Jeff Smith 2007-12-20	re: Simplify Your SQL with Variables and Derived Tables >>The derived table solution is a nice trick but i don't expect I'll ever find myself using it. It feels like it actually complicates the query, making maintenance and debugging more difficult. Really? That is pretty surprising. I cannot think of any reasonable way to assume that editing a single expression multiple times in multiple places is easier to maintain/better than having it in exactly one place clearly labeled.

Seth Petry-Johnson 2007-12-20	What about CTEs? How exactly does your derived table example differ from using a SQL Server 2005 Common Table Expression? It looks to me like they are both ways of "aliasing" a complex calculation to facilitate easier query statements... can derived tables and CTEs be used interchangeably, or are there performance characteristics that make one better than the other in certain situations?
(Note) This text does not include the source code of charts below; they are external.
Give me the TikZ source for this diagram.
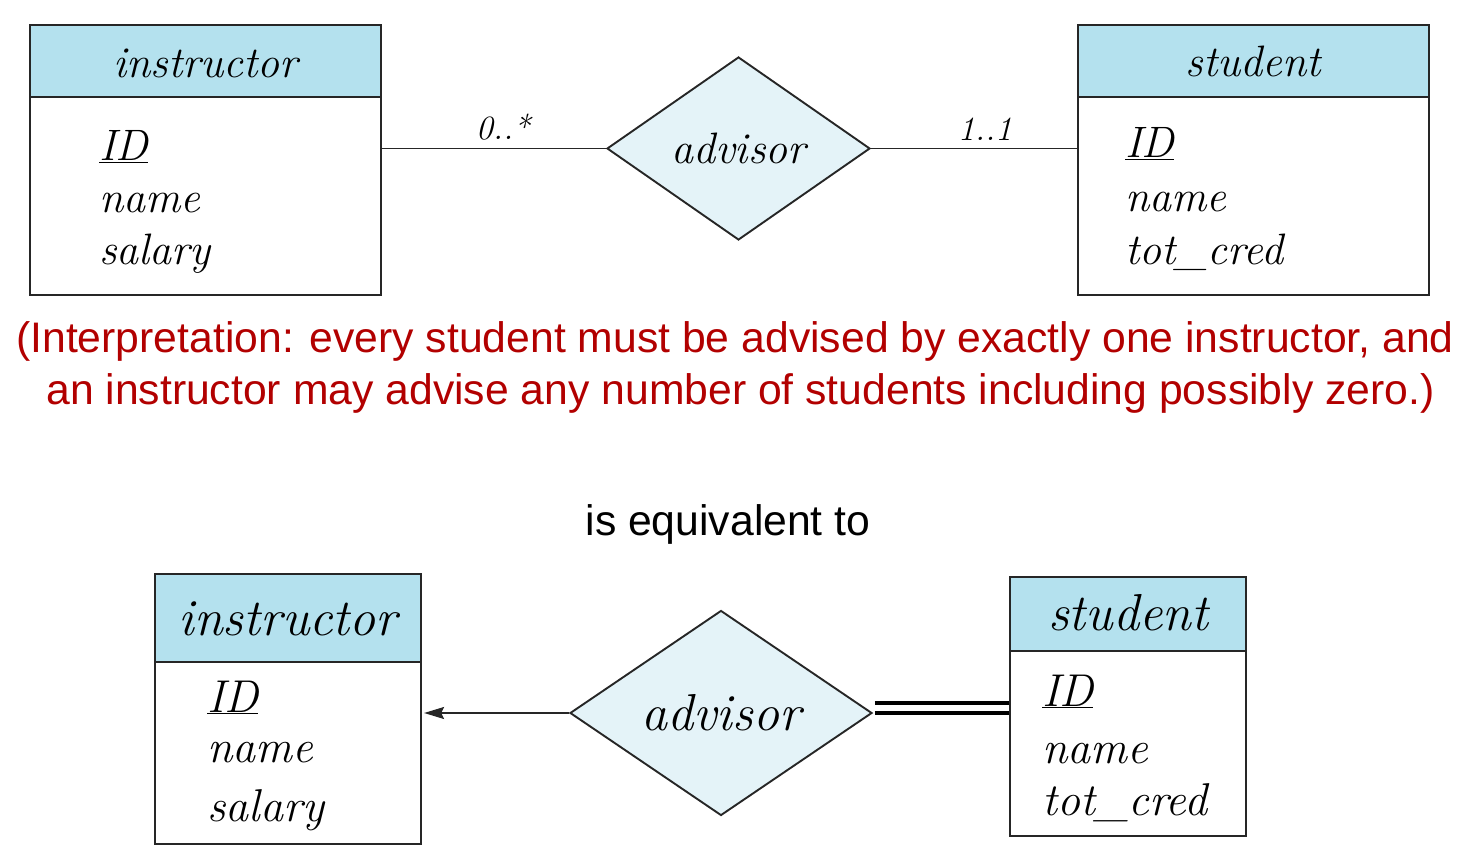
\documentclass[tikz,border=0pt]{standalone}
\usepackage{fontspec}
\newfontfamily\sansfont{Liberation Sans}
\usetikzlibrary{shapes.geometric,arrows.meta,calc}
\definecolor{hdr}{RGB}{180,225,238}
\definecolor{dia}{RGB}{228,243,248}
\definecolor{redtxt}{RGB}{178,0,0}
\begin{document}
\begin{tikzpicture}[x=1pt,y=-1pt,
  boxline/.style={draw=black!85,line width=2.2pt},
  hdrbox/.style={boxline,fill=hdr,rectangle,inner sep=0pt},
  bodybox/.style={boxline,fill=white,rectangle,inner sep=0pt},
  reldia/.style={boxline,line width=1.9pt,fill=dia,diamond,inner sep=0pt},
  attr/.style={anchor=base west,inner sep=0pt,font=\fontsize{#1}{#1}\selectfont\itshape},
  ttl/.style={anchor=base,inner sep=0pt,font=\fontsize{#1}{#1}\selectfont\itshape},
  conn/.style={draw=black!85,line width=1.9pt},
  mult/.style={anchor=base,inner sep=0pt,font=\fontsize{34}{34}\selectfont\itshape},
  redline/.style={anchor=base,inner sep=0pt,text=redtxt,font=\sansfont\fontsize{42.7}{42.7}\selectfont},
  dblline/.style={draw=black,line width=4pt}
]
\useasboundingbox (0,0) rectangle (1460,858);

% ---------- top diagram ----------
\node[hdrbox,minimum width=351,minimum height=72] (hI) at (205.5,61) {};
\node[bodybox,minimum width=351,minimum height=198] (bI) at (205.5,196) {};
\node[ttl=44] (tI) at (205.5,78) {instructor};
\node[attr=44] (aI1) at (99,161) {\underline{ID}};
\node[attr=44] (aI2) at (99,213) {name};
\node[attr=44] (aI3) at (99,265) {salary};

\node[hdrbox,minimum width=351,minimum height=72] (hS) at (1253.5,61) {};
\node[bodybox,minimum width=351,minimum height=198] (bS) at (1253.5,196) {};
\node[ttl=44] (tS) at (1253.5,77) {student};
\node[attr=44] (aS1) at (1125,158) {\underline{ID}};
\node[attr=44] (aS2) at (1125,212) {name};
\node[attr=44] (aS3) at (1125,265) {tot\_cred};

\node[reldia,minimum width=263,minimum height=183,font=\fontsize{44}{44}\selectfont\itshape] (rT) at (738.5,148.5) {advisor};

\draw[conn] (rT.west -| bI.east) -- (rT.west);
\draw[conn] (rT.east) -- (rT.east -| bS.west);
\node[mult] (m1) at (503,140) {0..*};
\node[mult] (m2) at (985,141) {1..1};

% ---------- interpretation ----------
\node[redline] (int1) at (735,353) {(Interpretation: every student must be advised by exactly one instructor, and};
\node[redline] (int2) at (740.5,405) {an instructor may advise any number of students including possibly zero.)};

\node[anchor=base,inner sep=0pt,font=\sansfont\fontsize{42.7}{42.7}\selectfont] (eq) at (728,535) {is equivalent to};

% ---------- bottom diagram ----------
\node[hdrbox,minimum width=266,minimum height=88] (hI2) at (288,618) {};
\node[bodybox,minimum width=266,minimum height=182] (bI2) at (288,753) {};
\node[ttl=52] (tI2) at (288,635) {instructor};
\node[attr=46] (bI2a) at (207,712) {\underline{ID}};
\node[attr=46] (bI2b) at (207,762) {name};
\node[attr=46] (bI2c) at (207,821) {salary};

\node[hdrbox,minimum width=236,minimum height=74] (hS2) at (1128,614) {};
\node[bodybox,minimum width=236,minimum height=185] (bS2) at (1128,743.5) {};
\node[ttl=52] (tS2) at (1128,630) {student};
\node[attr=46] (bS2a) at (1042,706) {\underline{ID}};
\node[attr=46] (bS2b) at (1042,763) {name};
\node[attr=46] (bS2c) at (1042,815) {tot\_cred};

\node[reldia,minimum width=302,minimum height=205,font=\fontsize{52}{52}\selectfont\itshape] (rB) at (721,713) {advisor};

\draw[conn,-{Stealth[length=20pt,width=12pt,inset=3pt]}] (rB.west) -- ($(rB.west -| bI2.east)+(2,0)$);
\draw[dblline] ($(rB.east)+(2,0)$) -- (rB.east -| bS2.west);
\draw[dblline] ($(rB.east)+(2,-10)$) -- ($(rB.east -| bS2.west)+(0,-10)$);
\end{tikzpicture}
\end{document}
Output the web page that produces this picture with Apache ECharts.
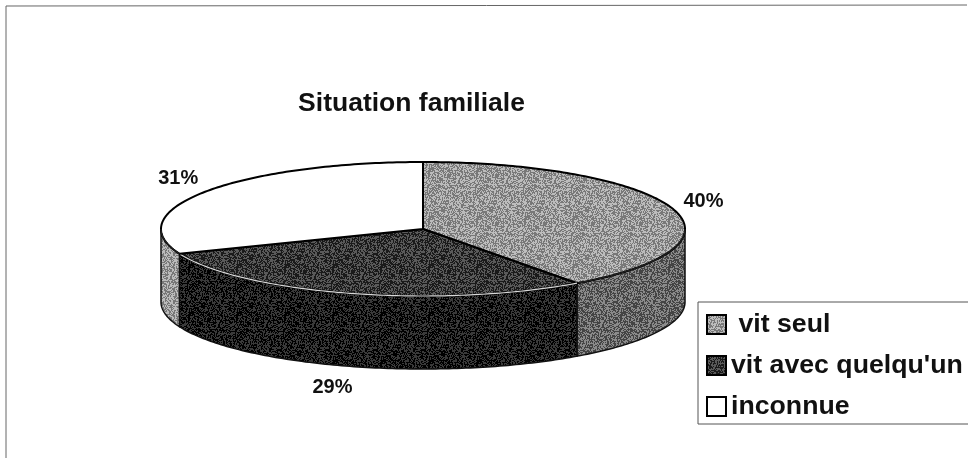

Jeff Smith 2007-12-20	re: Simplify Your SQL with Variables and Derived Tables Hi Seth -- great point! CTEs are equally useful, and in many ways result in more readable code than using Derived Tables. When I get a chance, I will add in a note about CTEs with perhaps an example. Thank you!!

Jeff Smith 2007-12-20	re: Simplify Your SQL with Variables and Derived Tables (or Common Table Expressions) * update * The article has been updated to include CTEs.

WesleyB 2007-12-21	re: Simplify Your SQL with Variables and Derived Tables (or Common Table Expressions) Using local variables could cause serious performance hits because the optimizer has a hard time determining the selectivity when using local variables. Therefore he uses 30% of the rows as a 'guess' which may render sub-optimal query plans.

newtosql 2008-11-24	re: Simplify Your SQL with Variables and Derived Tables (or Common Table Expressions) Good!!